Sunday, August 24, 2025

Arizona Heat Deaths Hit During Another Brutal Summer As Hot Spell Spreads Throughout West

Phoenix, Arizona is enduring yet another brutally
hot summer, even by their oven-like standards.
In recent days, the heat has spread 
throughout the western United States. 
Phoenix, Arizona has always been hell on Earth during the summer. 

Last year was by the far the most brutal ever. Phoenix endured its warmest year, longest stretch of consecutive days over 100 degrees, most days that reached 110 degrees, and warmest June, September, October and December.  

Everyone in Phoenix hoped this year would be cooler.   And it is! Kinda, sorta. The only problem is it is still one of the most brutal summers on record in Phoenix. 

It has become horribly routine. Every summer now is beyond what history taught Arizonans.  Climate change has turned the Arizona oven up to broil and beyond.  

That hot brutality is in the stats. This year, every day from July 27 through August 9 was 110 degrees or hotter. It peaked at 118 degrees on August 7, the hottest August day on record in Phoenix. 

On average, 21 days annually in Phoenix reach 110 degrees. As of Friday, this year already had 35 such days. At least it isn't as bad as last year, when they had a record shattering 70 days of 110 degree weather. 

To make it all the more unbearable, the monsoon season which often brings cooling thunderstorms has faltered.   

THE HEAT SPREADS

Over the past few days, it isn't just Phoenix. The heat has spread pretty much everywhere in the West, spreading northward all the way to Washington and beyond. 

In Washington State, the heat is forecast to last at least through Wednesday. Seattle is in the throes of its biggest heat wave of the summer. Highs on Saturday were near 90, and that kind of weather was expected to continue through Monday or Tuesday. 

Thunderstorms have been added to the mix, increasing humidity in some areas, raising the risk of flash flooding in the Sierra Nevada, and threatening new wildfire starts elsewhere due to lightning. 

In L.A County, thunderstorms with dry lighting and little rain set several small wildfires. The risk of more of these types of lighting-related fires through Tuesday, though Saturday brought the highest risk. 

The heat began a few days ago  in much of the West. Several Bay Area cities in California set record highs, including  Santa Rosa and San Rafael both at 100 degrees; Concord, at 101 and Livermore up to 102.  

Portland, Oregon got up to 102 degrees, Friday, breaking the previous record high for the date by four degrees.   Salem, Oregon had a record high of 101 and Eugene broke its daily record high by three degrees as the temperature reached 99 degrees. 

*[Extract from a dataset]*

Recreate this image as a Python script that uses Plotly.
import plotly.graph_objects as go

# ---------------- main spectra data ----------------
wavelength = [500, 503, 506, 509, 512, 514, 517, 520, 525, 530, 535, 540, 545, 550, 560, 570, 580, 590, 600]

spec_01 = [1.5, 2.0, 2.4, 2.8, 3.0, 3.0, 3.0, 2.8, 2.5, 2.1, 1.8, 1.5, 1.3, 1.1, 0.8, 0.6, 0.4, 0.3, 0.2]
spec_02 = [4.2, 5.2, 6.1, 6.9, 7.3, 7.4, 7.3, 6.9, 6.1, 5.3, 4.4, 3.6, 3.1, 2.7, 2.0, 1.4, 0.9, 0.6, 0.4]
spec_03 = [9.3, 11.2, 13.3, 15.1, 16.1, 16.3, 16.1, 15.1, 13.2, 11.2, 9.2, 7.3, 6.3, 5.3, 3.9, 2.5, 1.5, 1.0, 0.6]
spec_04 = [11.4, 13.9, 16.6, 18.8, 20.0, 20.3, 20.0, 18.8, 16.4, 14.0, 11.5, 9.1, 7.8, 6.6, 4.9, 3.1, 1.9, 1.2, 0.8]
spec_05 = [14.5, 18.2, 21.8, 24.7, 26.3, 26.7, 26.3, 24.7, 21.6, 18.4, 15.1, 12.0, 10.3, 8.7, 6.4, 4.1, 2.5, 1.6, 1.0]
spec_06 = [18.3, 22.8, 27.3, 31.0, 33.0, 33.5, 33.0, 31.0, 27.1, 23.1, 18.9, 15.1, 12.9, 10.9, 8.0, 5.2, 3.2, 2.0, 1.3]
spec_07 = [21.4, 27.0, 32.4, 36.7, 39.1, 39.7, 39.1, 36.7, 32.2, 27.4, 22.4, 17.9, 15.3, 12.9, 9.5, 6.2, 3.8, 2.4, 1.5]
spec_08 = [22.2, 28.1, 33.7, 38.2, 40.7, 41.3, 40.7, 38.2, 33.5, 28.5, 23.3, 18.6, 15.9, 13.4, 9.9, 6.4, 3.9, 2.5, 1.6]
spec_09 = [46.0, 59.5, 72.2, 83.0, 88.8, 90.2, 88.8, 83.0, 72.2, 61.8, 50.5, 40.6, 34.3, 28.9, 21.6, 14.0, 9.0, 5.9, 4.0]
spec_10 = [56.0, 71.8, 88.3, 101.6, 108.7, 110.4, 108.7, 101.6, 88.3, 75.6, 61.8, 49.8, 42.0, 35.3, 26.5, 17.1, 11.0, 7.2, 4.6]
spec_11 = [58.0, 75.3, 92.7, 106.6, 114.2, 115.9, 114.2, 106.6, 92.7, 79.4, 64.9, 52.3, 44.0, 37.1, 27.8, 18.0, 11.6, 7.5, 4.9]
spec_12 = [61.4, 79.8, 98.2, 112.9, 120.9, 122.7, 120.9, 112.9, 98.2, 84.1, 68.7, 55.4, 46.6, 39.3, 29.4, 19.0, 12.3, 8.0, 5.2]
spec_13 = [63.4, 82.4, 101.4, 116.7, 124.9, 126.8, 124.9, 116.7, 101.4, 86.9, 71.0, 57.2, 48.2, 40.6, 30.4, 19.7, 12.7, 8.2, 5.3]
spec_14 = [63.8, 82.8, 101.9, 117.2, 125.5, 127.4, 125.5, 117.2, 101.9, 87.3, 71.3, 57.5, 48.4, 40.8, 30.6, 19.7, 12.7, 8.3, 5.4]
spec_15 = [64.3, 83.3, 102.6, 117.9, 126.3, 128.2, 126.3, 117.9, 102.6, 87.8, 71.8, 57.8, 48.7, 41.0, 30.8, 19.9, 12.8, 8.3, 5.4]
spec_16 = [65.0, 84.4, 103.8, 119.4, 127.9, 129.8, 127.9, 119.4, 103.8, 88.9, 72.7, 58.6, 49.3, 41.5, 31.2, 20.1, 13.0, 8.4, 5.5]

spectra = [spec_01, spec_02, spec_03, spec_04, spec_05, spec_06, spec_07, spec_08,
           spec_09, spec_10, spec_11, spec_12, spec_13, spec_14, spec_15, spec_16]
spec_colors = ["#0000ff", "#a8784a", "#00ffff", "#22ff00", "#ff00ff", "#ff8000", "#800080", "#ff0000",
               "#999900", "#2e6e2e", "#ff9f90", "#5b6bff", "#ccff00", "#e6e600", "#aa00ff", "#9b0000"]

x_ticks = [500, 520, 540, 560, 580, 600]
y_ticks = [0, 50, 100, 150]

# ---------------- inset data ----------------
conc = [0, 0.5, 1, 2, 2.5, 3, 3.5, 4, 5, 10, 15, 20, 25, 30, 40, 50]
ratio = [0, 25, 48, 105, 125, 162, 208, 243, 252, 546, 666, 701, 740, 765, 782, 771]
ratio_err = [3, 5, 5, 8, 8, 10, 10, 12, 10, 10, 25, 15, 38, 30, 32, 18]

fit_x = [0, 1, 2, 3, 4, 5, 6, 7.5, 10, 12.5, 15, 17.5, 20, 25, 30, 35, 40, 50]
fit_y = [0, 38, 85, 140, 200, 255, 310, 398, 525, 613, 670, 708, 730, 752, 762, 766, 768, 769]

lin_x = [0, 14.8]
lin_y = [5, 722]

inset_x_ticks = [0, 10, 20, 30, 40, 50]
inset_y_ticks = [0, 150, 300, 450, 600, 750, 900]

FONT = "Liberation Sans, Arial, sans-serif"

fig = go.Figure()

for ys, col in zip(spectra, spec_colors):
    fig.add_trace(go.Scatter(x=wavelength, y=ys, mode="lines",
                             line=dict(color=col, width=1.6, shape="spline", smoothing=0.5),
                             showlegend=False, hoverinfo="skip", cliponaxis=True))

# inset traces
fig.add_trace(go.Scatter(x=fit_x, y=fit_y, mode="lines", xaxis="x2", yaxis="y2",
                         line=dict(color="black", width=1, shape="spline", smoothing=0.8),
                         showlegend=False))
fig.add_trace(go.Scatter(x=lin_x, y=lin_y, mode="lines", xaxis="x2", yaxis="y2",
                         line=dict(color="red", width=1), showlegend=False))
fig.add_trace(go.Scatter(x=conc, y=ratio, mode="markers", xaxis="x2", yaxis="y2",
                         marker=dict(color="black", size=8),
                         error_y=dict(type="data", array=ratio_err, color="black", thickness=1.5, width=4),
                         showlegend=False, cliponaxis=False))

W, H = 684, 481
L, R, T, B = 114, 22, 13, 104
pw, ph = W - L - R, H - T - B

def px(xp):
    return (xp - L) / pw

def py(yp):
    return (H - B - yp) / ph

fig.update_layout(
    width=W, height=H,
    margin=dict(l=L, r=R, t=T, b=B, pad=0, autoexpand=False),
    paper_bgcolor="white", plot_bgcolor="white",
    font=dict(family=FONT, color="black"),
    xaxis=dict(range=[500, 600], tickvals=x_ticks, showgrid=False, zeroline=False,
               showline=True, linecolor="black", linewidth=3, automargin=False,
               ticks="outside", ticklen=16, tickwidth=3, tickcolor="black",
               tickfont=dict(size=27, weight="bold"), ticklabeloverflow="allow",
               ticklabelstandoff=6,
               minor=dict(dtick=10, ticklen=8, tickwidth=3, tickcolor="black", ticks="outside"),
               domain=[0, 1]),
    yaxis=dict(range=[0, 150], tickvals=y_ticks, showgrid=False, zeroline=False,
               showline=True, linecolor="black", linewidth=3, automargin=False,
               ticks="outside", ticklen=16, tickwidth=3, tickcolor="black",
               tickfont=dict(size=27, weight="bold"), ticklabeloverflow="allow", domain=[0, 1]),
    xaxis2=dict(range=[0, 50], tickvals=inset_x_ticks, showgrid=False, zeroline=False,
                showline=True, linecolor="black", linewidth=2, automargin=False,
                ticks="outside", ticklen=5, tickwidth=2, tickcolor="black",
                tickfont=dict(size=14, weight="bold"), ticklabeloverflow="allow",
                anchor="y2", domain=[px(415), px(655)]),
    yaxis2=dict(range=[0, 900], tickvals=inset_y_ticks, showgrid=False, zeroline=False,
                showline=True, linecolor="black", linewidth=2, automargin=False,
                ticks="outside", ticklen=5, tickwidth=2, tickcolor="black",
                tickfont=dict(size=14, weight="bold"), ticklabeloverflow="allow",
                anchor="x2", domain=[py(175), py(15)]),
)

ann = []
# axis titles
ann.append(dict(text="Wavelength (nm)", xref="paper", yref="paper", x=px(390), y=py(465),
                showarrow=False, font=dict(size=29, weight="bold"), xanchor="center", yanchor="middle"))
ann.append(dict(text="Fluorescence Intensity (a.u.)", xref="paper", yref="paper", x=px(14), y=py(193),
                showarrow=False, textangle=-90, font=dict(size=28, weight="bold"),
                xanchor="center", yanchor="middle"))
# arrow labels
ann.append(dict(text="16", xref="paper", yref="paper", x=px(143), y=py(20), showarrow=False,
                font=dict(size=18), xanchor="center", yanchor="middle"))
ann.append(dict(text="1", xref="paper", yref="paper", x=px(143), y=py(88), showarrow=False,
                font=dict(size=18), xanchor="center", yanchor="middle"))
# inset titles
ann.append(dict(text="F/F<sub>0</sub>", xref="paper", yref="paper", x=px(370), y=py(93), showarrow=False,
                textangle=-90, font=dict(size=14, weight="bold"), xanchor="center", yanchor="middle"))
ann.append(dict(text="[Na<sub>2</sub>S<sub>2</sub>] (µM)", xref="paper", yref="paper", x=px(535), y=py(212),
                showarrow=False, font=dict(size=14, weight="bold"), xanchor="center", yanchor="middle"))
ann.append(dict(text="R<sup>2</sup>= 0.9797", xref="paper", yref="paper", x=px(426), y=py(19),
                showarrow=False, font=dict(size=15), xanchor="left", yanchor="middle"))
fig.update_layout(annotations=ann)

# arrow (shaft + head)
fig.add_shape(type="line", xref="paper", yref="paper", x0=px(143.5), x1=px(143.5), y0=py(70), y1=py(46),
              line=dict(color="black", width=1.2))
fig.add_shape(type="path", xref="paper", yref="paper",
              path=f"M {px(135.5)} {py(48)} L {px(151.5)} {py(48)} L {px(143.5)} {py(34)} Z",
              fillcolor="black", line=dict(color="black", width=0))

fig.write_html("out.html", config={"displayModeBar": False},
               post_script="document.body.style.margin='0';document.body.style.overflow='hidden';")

High schools in northern California and Oregon pushed back high school opening season football games into the night so that players and fans would avoid the most dangerous heat. 

DEADLY HEAT

Back in Phoenix, as always with Arizona heat, the hotter it gets, the grimmer the toll. As The Guardian tells us: 

"So far this year, three-quarter of heat related deaths have occurred outside, where temperatures in the most built-up, least shady parts of Phoenix can be 20 or 30 degrees higher on the sidewalk than the NWS's airport weather station. Unhoused people account for 40% of deaths, while substance misuse contributed to two-thirds."

The official death toll in Phoenix through midsummer was an about 30 percent  lower than last year, thanks in part to it being ever so slightly cooler in June and early July than in the record breaker 2024. The city has also improved access and extended hours at cooling centers around Phoenix. 

Still, The Guardian points out that heat deaths have soared in Maricopa County over the past decade or two. (The county encompasses Phoenix, its metropolitan area and many of its suburbs). There were 645 heat deaths in the county in 2023 compared to just 61 in 2014. 

Heat is the biggest weather killer in the U.S. About 2,000 Americans die of heat-related causes annually, and that might well be an undercount. 

AUTUMN IS COMING

It's finally forecast to cool off later this week in Phoenix with highs "only" in the 100 to 103 degree range. Much of the rest of the West should eventually cool down as well by the end of the week. By the end of the week, some cool, light showers might dampen Seattle. 

In the eastern two thirds of the United States, a large and sustained cool spell should keep temperatures comfortable all week, pushing the hot humid air all the way down to along the Gulf Coast. The first frost advisory of the season goes into effect late tonight in northern Minnesota.